I keep having this recurring dream where I’m walking ocean side, along some craggy coast around sunset. The sun’s rays gleam out from behind fluffy white clouds, glimmering on the the water’s surface. Much to my horror and delight, just as the sun sinks into the horizon, the tide creeps in on me, at first slow, but then faster and faster. Suddenly I’m engulfed in mother ocean’s relentless tides, helpless and futile against the waves’ pull. Once again I’m carried out to sea.

It sounds nightmarish, like a tsunami threatening to wash away the land and all that inhabit it, but somehow, as the tide rolls in every night in my dreams, I feel a strange, familiar comfort. I’m taken in by my curiosities of travel, the ocean and Australia.

Walking from Bondi to Coogee Beach in Sydney

I’m on holiday for one month in Australia, currently residing in Queensland.

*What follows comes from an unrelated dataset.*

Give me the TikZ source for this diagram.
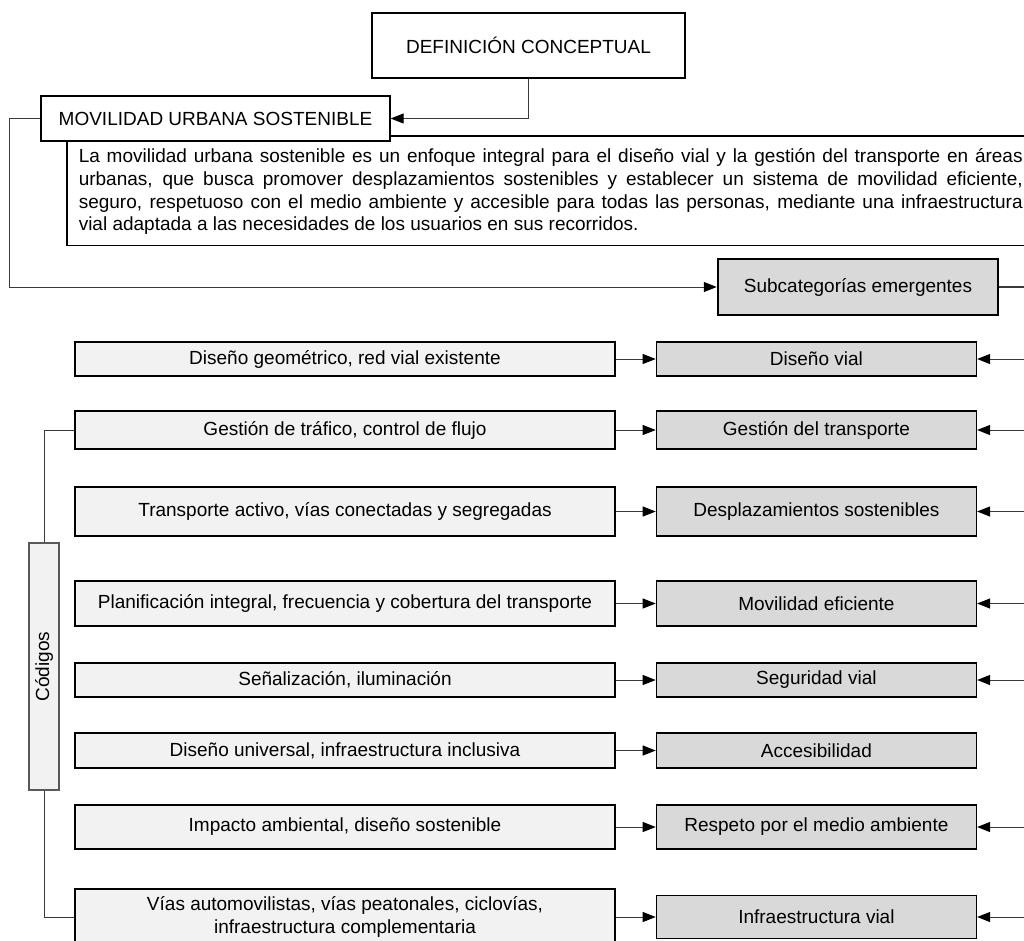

I’m already quite dreading planning my departure. To wake with the hot sun on my face, to have breakfast on the patio with the wild cockatoos and rainbow lorikeets, to run and hide from all the too-big spiders, to plan my next bushwalking adventure- it’s somehow all I’ve ever known. I can only hope that the chance to continue to explore here presents itself to me.

Is it enough to dream of places undiscovered? Can I sleep soundly knowing that I might not wake to see one-one thousandth of the natural mysteries of Queensland and New South Wales, much-less Australia’s  entire east coast? The state between being awake and asleep, where nearly anything is possible, I imagine myself catching a nap under a palm tree on white silica sand beach somewhere near Fraser Island or the Whitsundays. I see myself, in an aerial view, facedown, back burning, snorkeling a colorful and pristine reef outside of Cairns. I watch myself dance salsa at a bar on a Friday with fellow travelers, laughing and making memories I might never know.

As I calm my thoughts and finally drift into sleep, it’s the promise of tomorrow’s adventures that keep my dream alive. During my slumber, I notice the sun dipping into the horizon, and watch the waves break as they come to carry me away once more.